/---
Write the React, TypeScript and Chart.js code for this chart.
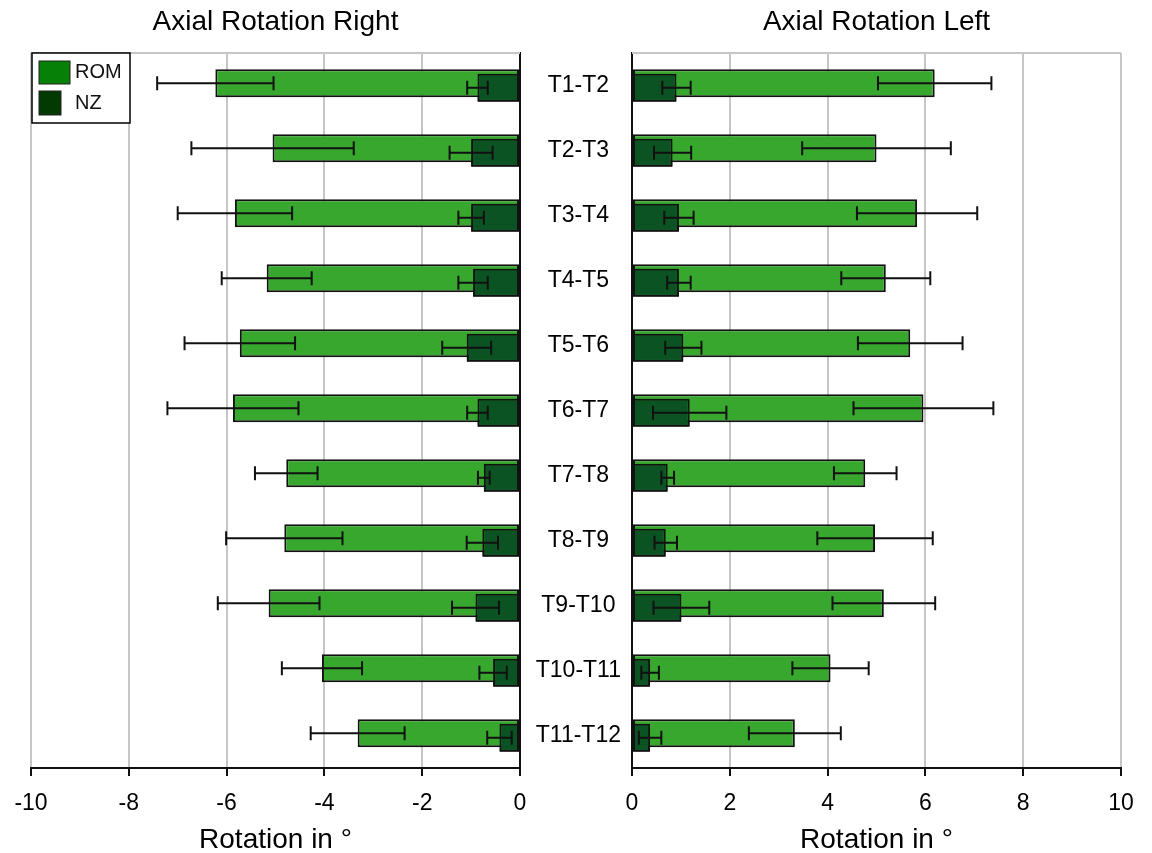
import React, { useEffect, useRef } from "react";
import { Chart, registerables } from "chart.js";

Chart.register(...registerables);

// ---- data ----
const SEGMENTS = ["T1-T2", "T2-T3", "T3-T4", "T4-T5", "T5-T6", "T6-T7", "T7-T8", "T8-T9", "T9-T10", "T10-T11", "T11-T12"];

// Axial Rotation Right (plotted as negative values)
const ROM_RIGHT = [-6.23, -5.06, -5.83, -5.18, -5.73, -5.87, -4.78, -4.82, -5.14, -4.05, -3.32];
const ROM_RIGHT_SD = [1.19, 1.66, 1.17, 0.92, 1.13, 1.34, 0.64, 1.19, 1.04, 0.82, 0.96];
const NZ_RIGHT = [-0.87, -1.0, -1.0, -0.96, -1.09, -0.87, -0.74, -0.77, -0.91, -0.55, -0.42];
const NZ_RIGHT_SD = [0.21, 0.44, 0.26, 0.3, 0.5, 0.21, 0.12, 0.32, 0.48, 0.28, 0.25];

// Axial Rotation Left
const ROM_LEFT = [6.19, 5.0, 5.83, 5.19, 5.69, 5.96, 4.77, 4.97, 5.15, 4.06, 3.33];
const ROM_LEFT_SD = [1.16, 1.52, 1.23, 0.91, 1.07, 1.43, 0.64, 1.18, 1.05, 0.78, 0.94];
const NZ_LEFT = [0.91, 0.83, 0.96, 0.96, 1.05, 1.18, 0.73, 0.69, 1.01, 0.37, 0.37];
const NZ_LEFT_SD = [0.29, 0.38, 0.3, 0.24, 0.37, 0.75, 0.13, 0.23, 0.57, 0.18, 0.23];

const SERIES_LABELS = ["ROM", "NZ"];
const TITLE_RIGHT = "Axial Rotation Right";
const TITLE_LEFT = "Axial Rotation Left";
const X_TITLE = "Rotation in °";

// ---- styles ----
const FONT = "'Liberation Sans', Arial, sans-serif";
const GRID = "#c6c6c6";
const ROM_COLOR = "#38a72e";
const NZ_COLOR = "#0b5323";
const ROM_LEGEND = "#068006";
const NZ_LEGEND = "#023a02";

const errorBarPlugin = {
  id: "errorBars",
  afterDatasetsDraw(chart: any) {
    const ctx = chart.ctx;
    const xScale = chart.scales.x;
    // draw NZ bars above ROM bars
    ctx.save();
    chart.getDatasetMeta(1).controller.draw();
    ctx.restore();
    ctx.save();
    ctx.strokeStyle = "#111";
    ctx.lineWidth = 2;
    chart.data.datasets.forEach((ds: any, di: number) => {
      const meta = chart.getDatasetMeta(di);
      meta.data.forEach((el: any, i: number) => {
        const v = ds.data[i];
        const sd = ds.sd[i];
        const x1 = xScale.getPixelForValue(v - sd);
        const x2 = xScale.getPixelForValue(v + sd);
        const y = el.y;
        const c = 7;
        ctx.beginPath();
        ctx.moveTo(x1, y);
        ctx.lineTo(x2, y);
        ctx.moveTo(x1, y - c);
        ctx.lineTo(x1, y + c);
        ctx.moveTo(x2, y - c);
        ctx.lineTo(x2, y + c);
        ctx.stroke();
      });
    });
    ctx.restore();
  },
};

const frameTopPlugin = {
  id: "frameTop",
  beforeDatasetsDraw(chart: any) {
    const { ctx, chartArea } = chart;
    ctx.save();
    ctx.strokeStyle = GRID;
    ctx.lineWidth = 2;
    ctx.beginPath();
    ctx.moveTo(chartArea.left, chartArea.top);
    ctx.lineTo(chartArea.right, chartArea.top);
    ctx.stroke();
    ctx.restore();
  },
};

const legendBoxPlugin = {
  id: "legendBox",
  afterDraw(chart: any) {
    const { ctx, chartArea } = chart;
    const x0 = chartArea.left + 1;
    const y0 = chartArea.top;
    const w = 98;
    const h = 70;
    ctx.save();
    ctx.fillStyle = "#fff";
    ctx.fillRect(x0, y0, w, h);
    ctx.strokeStyle = "#000";
    ctx.lineWidth = 1.5;
    ctx.strokeRect(x0, y0, w, h);
    const items = [
      { label: chart.data.datasets[0].label, color: ROM_LEGEND, sx: 7, sy: 8, sw: 31, sh: 23, ty: 19.5 },
      { label: chart.data.datasets[1].label, color: NZ_LEGEND, sx: 7, sy: 38, sw: 22, sh: 24, ty: 50 },
    ];
    ctx.font = `20px ${FONT}`;
    ctx.textBaseline = "middle";
    ctx.textAlign = "left";
    items.forEach((it) => {
      ctx.fillStyle = it.color;
      ctx.fillRect(x0 + it.sx, y0 + it.sy, it.sw, it.sh);
      ctx.strokeStyle = "#222";
      ctx.lineWidth = 1;
      ctx.strokeRect(x0 + it.sx, y0 + it.sy, it.sw, it.sh);
      ctx.fillStyle = "#111";
      ctx.fillText(it.label, x0 + 43, y0 + it.ty);
    });
    ctx.restore();
  },
};

function makeConfig(side: "right" | "left"): any {
  const isRightMotion = side === "right";
  const rom = isRightMotion ? ROM_RIGHT : ROM_LEFT;
  const romSd = isRightMotion ? ROM_RIGHT_SD : ROM_LEFT_SD;
  const nz = isRightMotion ? NZ_RIGHT : NZ_LEFT;
  const nzSd = isRightMotion ? NZ_RIGHT_SD : NZ_LEFT_SD;
  const plugins: any[] = [frameTopPlugin, errorBarPlugin];
  if (isRightMotion) plugins.push(legendBoxPlugin);
  return {
    type: "bar",
    data: {
      labels: SEGMENTS,
      datasets: [
        {
          label: SERIES_LABELS[0],
          data: rom,
          sd: romSd,
          backgroundColor: ROM_COLOR,
          borderColor: "#111",
          borderWidth: 2,
          borderSkipped: false,
          categoryPercentage: 0.1385,
          barPercentage: 6.2,
        },
        {
          label: SERIES_LABELS[1],
          data: nz,
          sd: nzSd,
          backgroundColor: NZ_COLOR,
          borderColor: "#111",
          borderWidth: 2,
          borderSkipped: false,
          categoryPercentage: 0.1385,
          barPercentage: 6.2,
        },
      ],
    },
    plugins,
    options: {
      indexAxis: "y",
      animation: false,
      responsive: false,
      layout: { padding: isRightMotion ? { left: 31, right: 0, top: 0, bottom: 0 } : { left: 0, right: 31, top: 0, bottom: 0 } },
      plugins: {
        legend: { display: false },
        tooltip: { enabled: false },
        title: {
          display: true,
          text: isRightMotion ? TITLE_RIGHT : TITLE_LEFT,
          fullSize: false,
          color: "#000",
          font: { size: 28, family: FONT, weight: "normal" },
          padding: { top: 5, bottom: 14.4 },
        },
      },
      scales: {
        x: {
          type: "linear",
          min: isRightMotion ? -10 : 0,
          max: isRightMotion ? 0 : 10,
          ticks: { stepSize: 2, color: "#000", font: { size: 23, family: FONT }, padding: 14 },
          grid: {
            color: (c: any) => (c.tick && c.tick.value === 0 ? "rgba(0,0,0,0)" : GRID),
            lineWidth: 2,
            tickColor: "#111",
            tickLength: 8,
            tickWidth: 2,
          },
          border: { color: "#111", width: 2 },
          title: {
            display: true,
            text: X_TITLE,
            color: "#000",
            font: { size: 28, family: FONT, lineHeight: 0.9 },
            padding: { top: 0, bottom: 0 },
          },
          afterFit: (s: any) => {
            s.height = 85;
          },
        },
        y: {
          type: "category",
          position: isRightMotion ? "right" : "left",
          offset: true,
          grid: { display: false, drawTicks: false },
          border: { color: "#111", width: 2 },
          ticks: isRightMotion
            ? { display: false }
            : { display: true, crossAlign: "center", padding: 11, color: "#000", font: { size: 23, family: FONT } },
          afterFit: (s: any) => {
            s.width = isRightMotion ? 40 : 132;
          },
        },
      },
    },
  };
}

function Panel({ side, left, width }: { side: "right" | "left"; left: number; width: number }) {
  const ref = useRef<HTMLCanvasElement | null>(null);
  useEffect(() => {
    if (!ref.current) return;
    const chart = new Chart(ref.current, makeConfig(side));
    return () => chart.destroy();
  }, [side]);
  return (
    <canvas
      ref={ref}
      width={width}
      height={853}
      style={{ position: "absolute", left, top: 0, width, height: 853 }}
    />
  );
}

export default function App() {
  return (
    <div style={{ position: "fixed", left: 0, top: 0, width: 1152, height: 853, background: "#fff", overflow: "hidden" }}>
      <Panel side="right" left={0} width={560} />
      <Panel side="left" left={500} width={652} />
    </div>
  );
}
\---
▶ Directions for this task
Skip the pictures and restate exactly the lines from the beginning of the listing to the line with "Chart.register(...registerables);", that line included.

▶ Output of the exercise
Write the React, TypeScript and Chart.js code for this chart.
import React, { useEffect, useRef } from "react";
import { Chart, registerables } from "chart.js";

Chart.register(...registerables);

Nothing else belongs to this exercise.